The Asian Development Bank (ADB) and the United Nations Children’s Fund (UNICEF) have started preparing a Sanitation and Hygiene Behavior Change Communication Strategy and Action Plan to help the Baguio City government improve water, sanitation, and hygiene (WASH) practices and health awareness in the city.
The strategy and action plan are one of the city’s initiatives to address water quality and its impacts on health. The evidence-based plan, which will help address the most pressing sanitation and hygiene challenges in the city, is divided into three parts:
- Part A aims to improve solid waste management practices.
- Part B aims to improve safe and timely fecal sludge emptying practices, improve services, and increase demand from households, businesses, and institutions.

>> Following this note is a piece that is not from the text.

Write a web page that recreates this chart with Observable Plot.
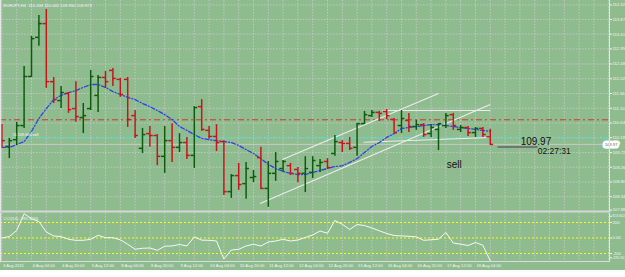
<!DOCTYPE html>
<html><head><meta charset="utf-8">
<script src="https://cdn.jsdelivr.net/npm/d3@7"></script>
<script src="https://cdn.jsdelivr.net/npm/@observablehq/plot@0.6"></script>
<style>
html,body{margin:0;padding:0;background:#fff;}
#wrap{width:625px;height:277px;background:#fff;overflow:hidden;}
#wrap svg{display:block}
</style></head><body><div id="wrap"></div>
<script>
// ---------- data ----------
const headerText = "EURJPY,H4  110.208 110.442 109.950 109.973";
const orderLabel = "#1 109.605 sell";
const cciLabel = "CCI(14) -295.9015";

const opens = [110.53,109.91,110.12,110.56,112.09,113.31,113.74,111.93,111.34,111.56,111.09,110.81,111.09,111.50,112.06,112.28,112.00,112.00,110.87,109.85,110.31,110.25,109.60,110.09,109.88,110.03,109.63,111.15,110.41,110.22,110.06,108.50,109.00,108.75,108.94,109.56,108.60,109.07,109.22,109.31,109.19,109.07,109.10,109.31,109.44,109.69,110.03,110.00,109.88,110.62,110.87,110.97,111.00,110.75,110.56,110.72,110.53,110.59,110.31,110.44,110.56,110.90,110.44,110.50,110.34,110.47,110.208];
const highs = [110.59,110.16,110.66,112.40,113.34,113.99,114.18,112.06,111.78,111.59,111.93,111.25,112.28,112.12,112.25,112.34,112.03,112.06,111.03,110.47,110.53,110.28,110.53,110.62,110.31,110.19,111.15,111.37,110.53,110.59,110.09,109.03,109.38,109.41,109.16,109.88,109.44,109.72,109.47,109.38,109.25,109.59,109.59,109.50,109.53,110.25,110.09,110.19,110.62,111.00,111.03,111.00,111.06,110.78,111.03,110.94,110.72,110.62,110.59,110.62,110.94,110.94,110.56,110.53,110.50,110.50,110.442];
const lows = [109.85,109.53,109.94,110.47,112.06,113.03,111.72,111.25,111.09,110.94,110.66,110.31,111.03,110.97,111.72,111.78,111.44,110.50,110.16,109.69,109.88,109.31,109.07,109.41,109.72,109.50,109.22,110.38,110.13,109.75,108.38,108.29,108.54,108.26,108.78,108.57,108.01,108.82,109.10,109.00,108.78,108.47,108.91,109.10,109.19,109.60,109.72,109.78,109.60,110.59,110.81,110.69,110.75,110.34,110.31,110.34,110.41,110.19,110.19,109.78,110.47,110.41,110.34,110.22,110.19,110.19,109.950];
const closes = [110.09,110.09,110.56,112.09,113.27,113.74,111.93,111.37,111.59,111.06,110.84,110.87,112.09,112.06,111.93,112.03,111.53,110.75,110.25,110.28,110.25,109.60,110.09,109.88,110.03,109.63,111.12,110.44,110.22,110.03,108.50,109.00,108.72,109.22,108.97,108.60,109.07,109.44,109.44,109.07,109.07,109.22,109.47,109.41,109.25,110.06,110.00,109.85,110.62,110.90,110.97,110.94,110.87,110.34,110.78,110.53,110.59,110.28,110.50,110.62,110.87,110.56,110.50,110.34,110.47,110.28,109.973];
const maValues = [109.88,109.88,109.97,110.06,110.38,110.78,111.09,111.37,111.50,111.59,111.65,111.75,111.84,111.84,111.75,111.62,111.53,111.44,111.37,111.25,111.15,111.03,110.90,110.75,110.53,110.41,110.28,110.16,110.12,110.09,110.06,110.03,109.94,109.81,109.69,109.53,109.35,109.22,109.13,109.07,109.03,109.03,109.10,109.16,109.22,109.28,109.31,109.41,109.53,109.72,109.91,110.03,110.19,110.31,110.47,110.50,110.53,110.56,110.59,110.59,110.56,110.53,110.50,110.47,110.44,110.41,110.38];
const cciValues = [0,19,97,313.6,249,213,77,26,18,-17,-30,-30,-17,35,4,4,-23,-81,-145,-133,-129,-159,-106,-103,-84,-103,15,-28,-30,-39,-271,-155,-146,-103,-81,-103,-52,-39,-17,-39,-26,6,39,90,61,226,177,110,174,161,129,93,58,32,26,22,15,-30,-23,-15,71,-65,-80,-97,-58,-94,-295.9];

const priceTicks = [114.32,113.87,113.41,112.95,112.48,112.02,111.56,111.10,110.64,110.18,109.72,109.26,108.80,108.34];
const priceBottomTick = [107.88];
const cciTicksMid = [200,0,-200];
const cciTickLabels = ["200","0.00","-200"];
const cciMax = [313.602];
const cciMin = [-295.9];
const cciLevels = [200,0,-200];

const timeIndex = [0,4,8,12,16,20,24,28,32,36,40,44,48,52,56,60,64];
const timeLabels = ["3 Aug 2011","4 Aug 04:00","4 Aug 20:00","5 Aug 12:00","8 Aug 04:00","8 Aug 20:00","9 Aug 12:00","10 Aug 04:00","10 Aug 20:00","11 Aug 12:00","12 Aug 04:00","12 Aug 20:00","15 Aug 12:00","16 Aug 04:00","16 Aug 20:00","17 Aug 12:00","18 Aug 04:00"];

const stopLevel = 110.74;
const orderLevel = 110.18;
const bidLevel = 109.973;

// trend lines: [index1, price1, index2, price2]
const trendLines = [
  [37.9,109.50,59.0,111.56],
  [34.9,108.13,66.0,111.22],
  [51.4,111.03,66.0,111.03],
  [48.9,110.04,66.0,110.19]
];
const annoText = ["sell","109.97","02:27:31"];
const annoIndex = [60.1,70.1,72.4];
const annoPrice = [109.33,110.06,109.75];
const timerLine = [66.97,72.38,109.89];

// ---------- drawing ----------
const UP = "#0d5c0d", DOWN = "#c4161c";
const bars = opens.map((o,i)=>({i, o, h:highs[i], l:lows[i], c:closes[i]}));
const ups = bars.filter(d=>d.c>=d.o), downs = bars.filter(d=>d.c<d.o);
function barMarks(data, color){
  return [
    Plot.ruleX(data,{x:"i",y1:"l",y2:"h",stroke:color,strokeWidth:1.5}),
    Plot.ruleY(data,{y:"o",x1:d=>d.i-0.45,x2:"i",stroke:color,strokeWidth:1.5}),
    Plot.ruleY(data,{y:"c",x1:"i",x2:d=>d.i+0.45,stroke:color,strokeWidth:1.5})
  ];
}
const gridIdx = d3.range(0,83,2);
const GRID = "#cbcbcb";
const FONT = "'Liberation Sans', Arial, sans-serif";
const xOpt = {domain:[-0.19,82.11], axis:null};
const tickMap = new Map(cciTicksMid.map((t,i)=>[t,cciTickLabels[i]]));
const axisOpt = {anchor:"right",tickSize:2,tickPadding:1,fontSize:4.2,label:null};
const axisSmall = {anchor:"right",tickSize:2,tickPadding:0.5,fontSize:3.6,label:null};

const main = Plot.plot({
  width:625, height:213, marginLeft:0, marginRight:16, marginTop:0, marginBottom:2,
  style:{background:"#8fbc8f", color:"#f4f4f4", fontFamily:FONT, overflow:"visible"},
  x:xOpt,
  y:{domain:[107.88,114.46], axis:null},
  marks:[
    Plot.ruleX(gridIdx,{x:d=>d,stroke:GRID,strokeDasharray:"1.5,1.5",strokeWidth:0.8}),
    Plot.ruleY(priceTicks,{y:d=>d,stroke:GRID,strokeDasharray:"1.5,1.5",strokeWidth:0.8}),
    Plot.ruleY([bidLevel],{y:d=>d,stroke:"#c9c9c9",strokeWidth:1}),
    Plot.ruleY([stopLevel],{y:d=>d,stroke:"#d2382a",strokeDasharray:"6,3,2,3",strokeWidth:1}),
    Plot.ruleY([orderLevel],{y:d=>d,stroke:"#3fe0d8",strokeDasharray:"6,3,2,3",strokeWidth:1}),
    Plot.link(trendLines,{x1:d=>d[0],y1:d=>d[1],x2:d=>d[2],y2:d=>d[3],stroke:"#ececec",strokeWidth:1.1}),
    Plot.line(maValues,{x:(d,i)=>i,y:d=>d,stroke:"#2e40e6",strokeWidth:1.3,strokeDasharray:"4,2,1,2"}),
    ...barMarks(ups,UP),
    ...barMarks(downs,DOWN),
    Plot.link([timerLine],{x1:d=>d[0],x2:d=>d[1],y1:d=>d[2],y2:d=>d[2],stroke:"#6f786f",strokeWidth:2}),
    Plot.text(annoText,{x:(d,i)=>annoIndex[i],y:(d,i)=>annoPrice[i],text:d=>d,textAnchor:"start",fill:"#111",
      fontSize:(d,i)=>i===2?8.5:10}),
    Plot.text([orderLabel],{x:1.43,y:110.28,text:d=>d,textAnchor:"start",fill:"#fff",fontSize:3.8}),
    Plot.text([headerText],{frameAnchor:"top-left",dx:3,dy:4,text:d=>d,textAnchor:"start",fill:"#f4f4f4",fontSize:4.2}),
    Plot.axisY(priceTicks,{...axisOpt,tickFormat:d=>d.toFixed(2)}),
    Plot.axisY(priceBottomTick,{...axisOpt,dy:-1.5,tickFormat:d=>d.toFixed(2)}),
    Plot.text([bidLevel],{y:d=>d,frameAnchor:"right",dx:8,text:d=>d.toFixed(2),fill:"#666",stroke:"#fff",strokeWidth:5,paintOrder:"stroke",fontSize:4.2}),
    Plot.frame({anchor:"right",stroke:"#e6e6e6",strokeWidth:1}),
    Plot.frame({anchor:"left",stroke:"#e6e6e6",strokeWidth:1.5}),
    Plot.frame({anchor:"bottom",stroke:"#d6d6d6",strokeWidth:2})
  ]
});

const ind = Plot.plot({
  width:625, height:57, marginLeft:0, marginRight:16, marginTop:0, marginBottom:9,
  style:{background:"#8fbc8f", color:"#f4f4f4", fontFamily:FONT, overflow:"visible"},
  x:xOpt,
  y:{domain:[-303.6,316.2], axis:null},
  marks:[
    Plot.ruleX(gridIdx,{x:d=>d,stroke:GRID,strokeDasharray:"1.5,1.5",strokeWidth:0.8}),
    Plot.ruleY(cciLevels,{y:d=>d,stroke:"#ffff00",strokeDasharray:"2,2",strokeWidth:1}),
    Plot.line(cciValues,{x:(d,i)=>i,y:d=>d,stroke:"#ffffff",strokeWidth:0.9}),
    Plot.text([cciLabel],{frameAnchor:"top-left",dx:3,dy:4,text:d=>d,textAnchor:"start",fill:"#f4f4f4",fontSize:4.2}),
    Plot.axisY(cciTicksMid,{...axisOpt,tickFormat:d=>tickMap.get(d)}),
    Plot.axisY(cciMax,{...axisSmall,dy:2.5,tickFormat:d=>d.toFixed(3)}),
    Plot.axisY(cciMin,{...axisSmall,dy:-3,tickFormat:d=>d.toFixed(2)}),
    Plot.text(timeIndex,{x:d=>d,text:(d,i)=>timeLabels[i],frameAnchor:"bottom",dy:5,dx:1,textAnchor:"start",fill:"#f4f4f4",fontSize:4.2}),
    Plot.frame({anchor:"right",stroke:"#e6e6e6",strokeWidth:1}),
    Plot.frame({anchor:"left",stroke:"#e6e6e6",strokeWidth:1.5}),
    Plot.frame({anchor:"bottom",stroke:"#dcdcdc",strokeWidth:1})
  ]
});

const wrap = document.getElementById("wrap");
wrap.appendChild(main);
wrap.appendChild(ind);
</script></body></html>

- Part C aims to improve WASH and health awareness; and promote hygiene behavior change for COVID-19 infection prevention, control and mitigation, and prevention and response to other water- and sanitation-related health emergencies.

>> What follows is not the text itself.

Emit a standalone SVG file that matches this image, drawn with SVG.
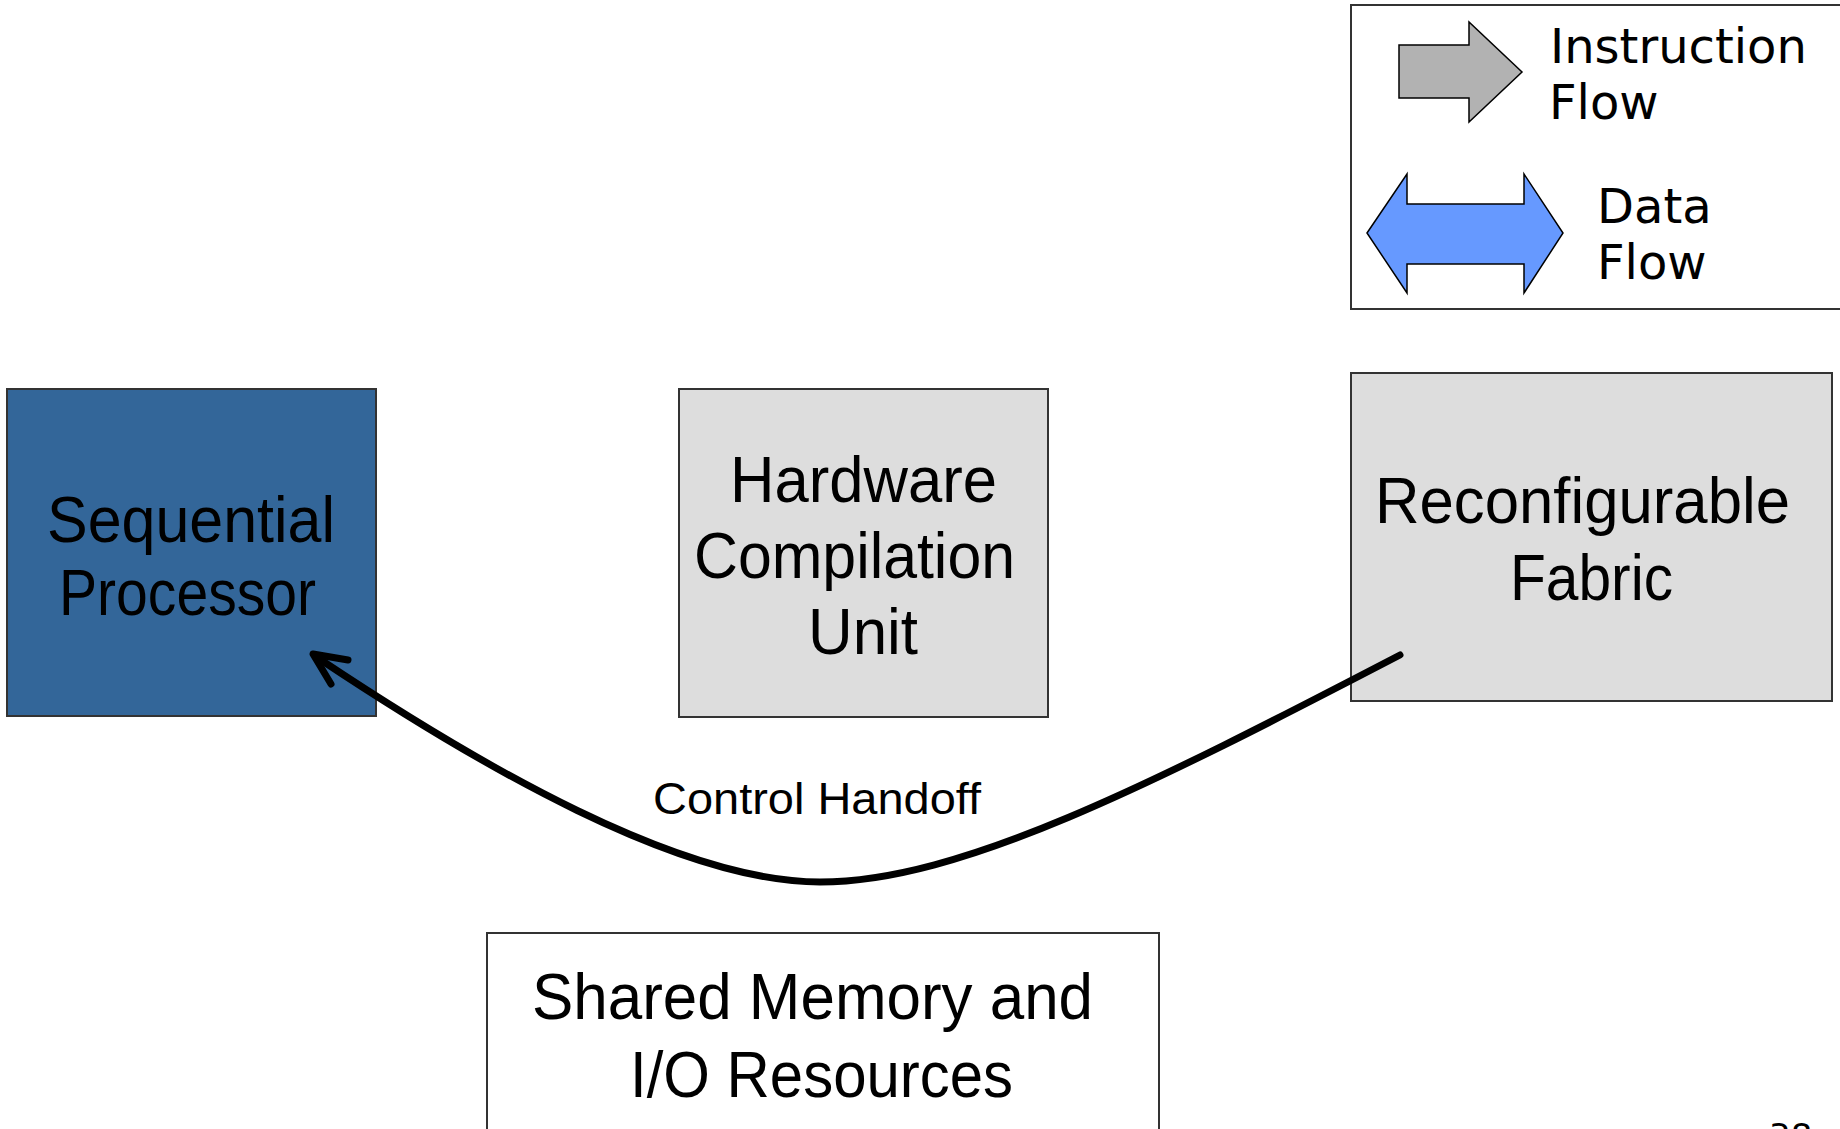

Baguio City has developed its Faecal Sludge Management plan (2021–2050) based on the principle of city-wide inclusive sanitation. It will include developing and testing of the Sanitation and Hygiene Behavior Change Communication Strategy and Action Plan.

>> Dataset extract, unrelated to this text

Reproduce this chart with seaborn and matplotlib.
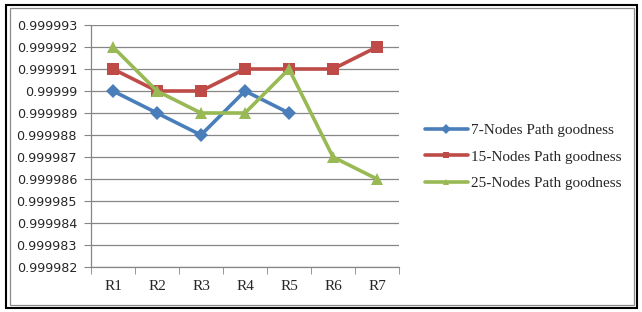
import numpy as np
import pandas as pd
import matplotlib
matplotlib.use("Agg")
import matplotlib.pyplot as plt
import seaborn as sns
from matplotlib.patches import Rectangle

categories = ["R1", "R2", "R3", "R4", "R5", "R6", "R7"]
s7 = [0.999990, 0.999989, 0.999988, 0.999990, 0.999989, np.nan, np.nan]
s15 = [0.999991, 0.999990, 0.999990, 0.999991, 0.999991, 0.999991, 0.999992]
s25 = [0.999992, 0.999990, 0.999989, 0.999989, 0.999991, 0.999987, 0.999986]
series_names = ["7-Nodes Path goodness", "15-Nodes Path goodness", "25-Nodes Path goodness"]
yticks = [0.999982 + i * 0.000001 for i in range(12)]
ytick_labels = ["0.999982", "0.999983", "0.999984", "0.999985", "0.999986", "0.999987",
                "0.999988", "0.999989", "0.99999", "0.999991", "0.999992", "0.999993"]

rows = []
for name, vals in zip(series_names, [s7, s15, s25]):
    for i, (c, v) in enumerate(zip(categories, vals)):
        rows.append({"x": i, "cat": c, "value": v, "series": name})
df = pd.DataFrame(rows)

sns.set_style("white")
fig = plt.figure(figsize=(6.42, 3.12), dpi=100)
ax = fig.add_axes([0.1417, 0.1442, 0.4798, 0.7757])

palette = {series_names[0]: "#4A7EBB", series_names[1]: "#BE4B48", series_names[2]: "#98B954"}
markers = {series_names[0]: "D", series_names[1]: "s", series_names[2]: "^"}
sizes = {series_names[0]: 7, series_names[1]: 9, series_names[2]: 9}
for name in series_names:
    sub = df[df["series"] == name].dropna()
    sns.lineplot(data=sub, x="x", y="value", ax=ax, color=palette[name], linewidth=2.6,
                 marker=markers[name], markersize=sizes[name], markeredgewidth=0,
                 label=name, sort=False)

ax.set_xlim(-0.5, 6.5)
ax.set_ylim(yticks[0], yticks[-1])
ax.set_yticks(yticks)
ax.set_yticklabels(ytick_labels, fontsize=9.2, family="DejaVu Sans")
ax.set_xticks(range(len(categories)))
ax.set_xticklabels(categories, fontsize=11, family="Liberation Serif")
ax.set_xticks(np.arange(-0.5, 7, 1), minor=True)
ax.tick_params(axis="x", which="major", length=0, pad=9)
ax.tick_params(axis="x", which="minor", length=5, color="#868686", direction="out", bottom=True)
ax.tick_params(axis="y", length=5, color="#868686", direction="out", left=True, pad=5)
ax.grid(axis="y", color="#868686", linewidth=0.9)
ax.set_axisbelow(True)
for side in ["top", "right"]:
    ax.spines[side].set_visible(False)
for side in ["left", "bottom"]:
    ax.spines[side].set_color("#868686")
    ax.spines[side].set_linewidth(0.9)
ax.set_xlabel("")
ax.set_ylabel("")

leg = ax.legend(loc="center left", bbox_to_anchor=(1.04, 0.455), frameon=False,
                prop={"family": "Liberation Serif", "size": 11}, handlelength=2.8,
                labelspacing=0.85, handletextpad=0.2)
for h in leg.get_lines():
    h.set_markersize(5)

fig.patches.append(Rectangle((6 / 642, 1 - 308 / 312), 631 / 642, 303 / 312, transform=fig.transFigure,
                             fill=False, edgecolor="black", linewidth=1.5))
fig.patches.append(Rectangle((10.5 / 642, 1 - 305 / 312), 623.5 / 642, 297 / 312, transform=fig.transFigure,
                             fill=False, edgecolor="#8a8a8a", linewidth=0.9))

fig.savefig("out.png", dpi=100)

Baguio City is known as the “summer capital” of the Philippines and attracts millions of tourists each year. But lack of safe sanitation, such as overflowing septic tanks, poses major health and environmental risk in the city. These challenges are compounded by COVID-19, which severely impacted vulnerable communities in the city which have limited access to water, safe sanitation services, and proper hygiene.
The grant funding for the project was provided by the Government of Japan through the Japan Fund for Prosperous and Resilient Asia and the Pacific and administered by ADB. ADB has contracted the consortium of Ranas Ltd. and Action Against Hunger, Philippines to support Baguio City to develop the plan.
In partnership with ADB, UNICEF will support Baguio City in implementing the Sanitation and Hygiene Behavior Change Communication Strategy, providing communication materials and technical assistance related to COVID-19 prevention, ending open defecation, proper solid waste disposal and fecal sludge management. UNICEF will also document the campaign experience in Baguio to inform the development of the DoH Playbook on Sustainable Sanitation, which will serve as a guide for other local governments seeking to achieve safely managed sanitation services.
UNICEF works in some of the world’s toughest places, to reach the world’s most disadvantaged children. In more than 190 countries and territories, they work for every child, everywhere, to build a better world for everyone.
ADB is committed to achieving a prosperous, inclusive, resilient, and sustainable Asia and the Pacific, while sustaining its efforts to eradicate extreme poverty. Established in 1966, it is owned by 68 members—49 from the region.